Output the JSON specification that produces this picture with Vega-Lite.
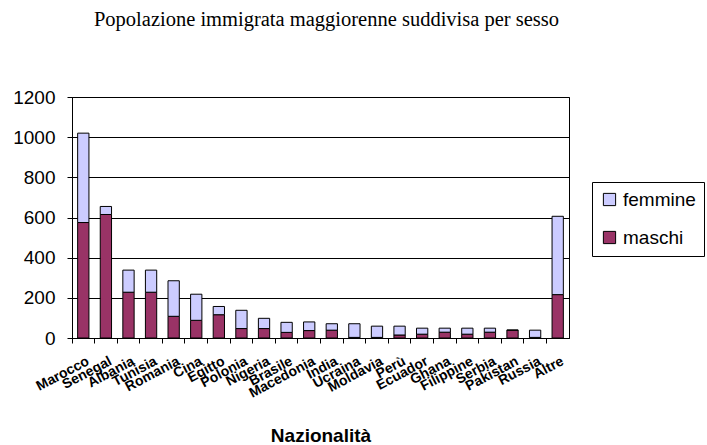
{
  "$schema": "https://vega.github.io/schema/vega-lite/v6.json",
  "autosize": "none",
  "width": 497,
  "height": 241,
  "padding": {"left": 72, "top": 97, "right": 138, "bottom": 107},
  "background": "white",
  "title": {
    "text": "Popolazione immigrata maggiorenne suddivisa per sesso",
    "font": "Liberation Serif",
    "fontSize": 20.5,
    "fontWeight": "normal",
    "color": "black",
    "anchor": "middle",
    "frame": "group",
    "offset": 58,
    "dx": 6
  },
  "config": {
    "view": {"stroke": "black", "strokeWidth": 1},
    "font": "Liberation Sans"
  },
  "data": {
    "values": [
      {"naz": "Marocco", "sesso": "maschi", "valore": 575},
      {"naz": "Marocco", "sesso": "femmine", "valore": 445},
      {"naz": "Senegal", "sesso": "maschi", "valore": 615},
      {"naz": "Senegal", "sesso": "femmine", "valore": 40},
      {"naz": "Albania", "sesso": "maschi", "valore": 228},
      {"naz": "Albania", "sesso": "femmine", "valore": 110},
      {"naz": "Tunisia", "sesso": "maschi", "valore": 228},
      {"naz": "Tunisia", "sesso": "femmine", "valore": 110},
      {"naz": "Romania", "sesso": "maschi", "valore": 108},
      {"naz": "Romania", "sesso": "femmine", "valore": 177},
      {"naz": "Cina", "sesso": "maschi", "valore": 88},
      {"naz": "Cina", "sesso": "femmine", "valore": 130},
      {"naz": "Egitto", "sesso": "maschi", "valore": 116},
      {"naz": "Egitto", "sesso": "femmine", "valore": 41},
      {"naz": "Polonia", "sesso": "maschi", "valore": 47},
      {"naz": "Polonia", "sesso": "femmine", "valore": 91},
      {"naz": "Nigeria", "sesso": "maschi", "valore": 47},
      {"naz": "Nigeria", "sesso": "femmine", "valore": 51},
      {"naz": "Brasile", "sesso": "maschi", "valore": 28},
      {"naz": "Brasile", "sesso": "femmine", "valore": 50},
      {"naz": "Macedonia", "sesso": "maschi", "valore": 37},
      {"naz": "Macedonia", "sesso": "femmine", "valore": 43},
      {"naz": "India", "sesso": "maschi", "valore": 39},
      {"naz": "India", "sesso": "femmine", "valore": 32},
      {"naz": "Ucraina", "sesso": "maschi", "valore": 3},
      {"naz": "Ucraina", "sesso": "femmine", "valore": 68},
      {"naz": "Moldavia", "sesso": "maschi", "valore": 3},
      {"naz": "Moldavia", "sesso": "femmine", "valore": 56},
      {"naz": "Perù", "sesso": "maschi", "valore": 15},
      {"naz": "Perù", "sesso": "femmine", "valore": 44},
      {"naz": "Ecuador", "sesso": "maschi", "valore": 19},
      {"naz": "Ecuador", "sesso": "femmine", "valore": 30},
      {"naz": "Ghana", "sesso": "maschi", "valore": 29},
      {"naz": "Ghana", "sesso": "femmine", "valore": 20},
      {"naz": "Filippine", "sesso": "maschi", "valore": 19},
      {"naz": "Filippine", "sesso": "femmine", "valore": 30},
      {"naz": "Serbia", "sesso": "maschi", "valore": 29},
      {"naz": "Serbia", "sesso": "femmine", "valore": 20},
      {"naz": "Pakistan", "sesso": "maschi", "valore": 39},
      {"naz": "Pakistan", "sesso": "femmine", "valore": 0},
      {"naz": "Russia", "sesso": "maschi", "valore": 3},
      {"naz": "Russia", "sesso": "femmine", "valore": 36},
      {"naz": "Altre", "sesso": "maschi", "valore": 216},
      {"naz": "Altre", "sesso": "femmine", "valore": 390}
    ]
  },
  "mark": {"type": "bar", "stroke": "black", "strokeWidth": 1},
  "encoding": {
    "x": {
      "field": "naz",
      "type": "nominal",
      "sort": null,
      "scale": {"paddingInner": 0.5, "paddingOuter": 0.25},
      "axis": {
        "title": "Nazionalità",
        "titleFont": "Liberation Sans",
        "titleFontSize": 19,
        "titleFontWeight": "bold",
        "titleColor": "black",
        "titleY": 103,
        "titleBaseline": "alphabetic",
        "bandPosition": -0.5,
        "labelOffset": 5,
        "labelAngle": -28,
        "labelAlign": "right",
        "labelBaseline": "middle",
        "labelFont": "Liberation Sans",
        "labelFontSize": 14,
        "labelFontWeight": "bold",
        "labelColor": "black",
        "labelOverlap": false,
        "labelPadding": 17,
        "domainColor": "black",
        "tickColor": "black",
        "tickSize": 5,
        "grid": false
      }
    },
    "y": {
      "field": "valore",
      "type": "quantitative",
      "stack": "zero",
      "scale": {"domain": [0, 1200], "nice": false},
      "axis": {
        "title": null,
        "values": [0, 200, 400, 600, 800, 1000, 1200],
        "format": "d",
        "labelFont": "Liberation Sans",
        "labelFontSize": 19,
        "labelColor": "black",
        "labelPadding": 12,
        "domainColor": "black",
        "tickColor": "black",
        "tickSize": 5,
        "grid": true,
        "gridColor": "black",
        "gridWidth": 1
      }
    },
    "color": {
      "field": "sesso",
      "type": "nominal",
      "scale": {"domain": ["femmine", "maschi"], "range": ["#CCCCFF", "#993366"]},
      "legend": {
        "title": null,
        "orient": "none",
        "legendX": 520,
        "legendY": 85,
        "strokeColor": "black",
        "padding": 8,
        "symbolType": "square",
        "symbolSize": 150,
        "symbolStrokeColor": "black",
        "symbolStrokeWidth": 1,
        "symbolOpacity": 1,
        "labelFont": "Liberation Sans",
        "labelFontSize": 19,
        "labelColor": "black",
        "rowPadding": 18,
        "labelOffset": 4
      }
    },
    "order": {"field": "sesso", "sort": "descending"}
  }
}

================

#### Goal:
Retype the whole listing exactly and leave the pictures out.

#### Answer in full:
Output the JSON specification that produces this picture with Vega-Lite.
{
  "$schema": "https://vega.github.io/schema/vega-lite/v6.json",
  "autosize": "none",
  "width": 497,
  "height": 241,
  "padding": {"left": 72, "top": 97, "right": 138, "bottom": 107},
  "background": "white",
  "title": {
    "text": "Popolazione immigrata maggiorenne suddivisa per sesso",
    "font": "Liberation Serif",
    "fontSize": 20.5,
    "fontWeight": "normal",
    "color": "black",
    "anchor": "middle",
    "frame": "group",
    "offset": 58,
    "dx": 6
  },
  "config": {
    "view": {"stroke": "black", "strokeWidth": 1},
    "font": "Liberation Sans"
  },
  "data": {
    "values": [
      {"naz": "Marocco", "sesso": "maschi", "valore": 575},
      {"naz": "Marocco", "sesso": "femmine", "valore": 445},
      {"naz": "Senegal", "sesso": "maschi", "valore": 615},
      {"naz": "Senegal", "sesso": "femmine", "valore": 40},
      {"naz": "Albania", "sesso": "maschi", "valore": 228},
      {"naz": "Albania", "sesso": "femmine", "valore": 110},
      {"naz": "Tunisia", "sesso": "maschi", "valore": 228},
      {"naz": "Tunisia", "sesso": "femmine", "valore": 110},
      {"naz": "Romania", "sesso": "maschi", "valore": 108},
      {"naz": "Romania", "sesso": "femmine", "valore": 177},
      {"naz": "Cina", "sesso": "maschi", "valore": 88},
      {"naz": "Cina", "sesso": "femmine", "valore": 130},
      {"naz": "Egitto", "sesso": "maschi", "valore": 116},
      {"naz": "Egitto", "sesso": "femmine", "valore": 41},
      {"naz": "Polonia", "sesso": "maschi", "valore": 47},
      {"naz": "Polonia", "sesso": "femmine", "valore": 91},
      {"naz": "Nigeria", "sesso": "maschi", "valore": 47},
      {"naz": "Nigeria", "sesso": "femmine", "valore": 51},
      {"naz": "Brasile", "sesso": "maschi", "valore": 28},
      {"naz": "Brasile", "sesso": "femmine", "valore": 50},
      {"naz": "Macedonia", "sesso": "maschi", "valore": 37},
      {"naz": "Macedonia", "sesso": "femmine", "valore": 43},
      {"naz": "India", "sesso": "maschi", "valore": 39},
      {"naz": "India", "sesso": "femmine", "valore": 32},
      {"naz": "Ucraina", "sesso": "maschi", "valore": 3},
      {"naz": "Ucraina", "sesso": "femmine", "valore": 68},
      {"naz": "Moldavia", "sesso": "maschi", "valore": 3},
      {"naz": "Moldavia", "sesso": "femmine", "valore": 56},
      {"naz": "Perù", "sesso": "maschi", "valore": 15},
      {"naz": "Perù", "sesso": "femmine", "valore": 44},
      {"naz": "Ecuador", "sesso": "maschi", "valore": 19},
      {"naz": "Ecuador", "sesso": "femmine", "valore": 30},
      {"naz": "Ghana", "sesso": "maschi", "valore": 29},
      {"naz": "Ghana", "sesso": "femmine", "valore": 20},
      {"naz": "Filippine", "sesso": "maschi", "valore": 19},
      {"naz": "Filippine", "sesso": "femmine", "valore": 30},
      {"naz": "Serbia", "sesso": "maschi", "valore": 29},
      {"naz": "Serbia", "sesso": "femmine", "valore": 20},
      {"naz": "Pakistan", "sesso": "maschi", "valore": 39},
      {"naz": "Pakistan", "sesso": "femmine", "valore": 0},
      {"naz": "Russia", "sesso": "maschi", "valore": 3},
      {"naz": "Russia", "sesso": "femmine", "valore": 36},
      {"naz": "Altre", "sesso": "maschi", "valore": 216},
      {"naz": "Altre", "sesso": "femmine", "valore": 390}
    ]
  },
  "mark": {"type": "bar", "stroke": "black", "strokeWidth": 1},
  "encoding": {
    "x": {
      "field": "naz",
      "type": "nominal",
      "sort": null,
      "scale": {"paddingInner": 0.5, "paddingOuter": 0.25},
      "axis": {
        "title": "Nazionalità",
        "titleFont": "Liberation Sans",
        "titleFontSize": 19,
        "titleFontWeight": "bold",
        "titleColor": "black",
        "titleY": 103,
        "titleBaseline": "alphabetic",
        "bandPosition": -0.5,
        "labelOffset": 5,
        "labelAngle": -28,
        "labelAlign": "right",
        "labelBaseline": "middle",
        "labelFont": "Liberation Sans",
        "labelFontSize": 14,
        "labelFontWeight": "bold",
        "labelColor": "black",
        "labelOverlap": false,
        "labelPadding": 17,
        "domainColor": "black",
        "tickColor": "black",
        "tickSize": 5,
        "grid": false
      }
    },
    "y": {
      "field": "valore",
      "type": "quantitative",
      "stack": "zero",
      "scale": {"domain": [0, 1200], "nice": false},
      "axis": {
        "title": null,
        "values": [0, 200, 400, 600, 800, 1000, 1200],
        "format": "d",
        "labelFont": "Liberation Sans",
        "labelFontSize": 19,
        "labelColor": "black",
        "labelPadding": 12,
        "domainColor": "black",
        "tickColor": "black",
        "tickSize": 5,
        "grid": true,
        "gridColor": "black",
        "gridWidth": 1
      }
    },
    "color": {
      "field": "sesso",
      "type": "nominal",
      "scale": {"domain": ["femmine", "maschi"], "range": ["#CCCCFF", "#993366"]},
      "legend": {
        "title": null,
        "orient": "none",
        "legendX": 520,
        "legendY": 85,
        "strokeColor": "black",
        "padding": 8,
        "symbolType": "square",
        "symbolSize": 150,
        "symbolStrokeColor": "black",
        "symbolStrokeWidth": 1,
        "symbolOpacity": 1,
        "labelFont": "Liberation Sans",
        "labelFontSize": 19,
        "labelColor": "black",
        "rowPadding": 18,
        "labelOffset": 4
      }
    },
    "order": {"field": "sesso", "sort": "descending"}
  }
}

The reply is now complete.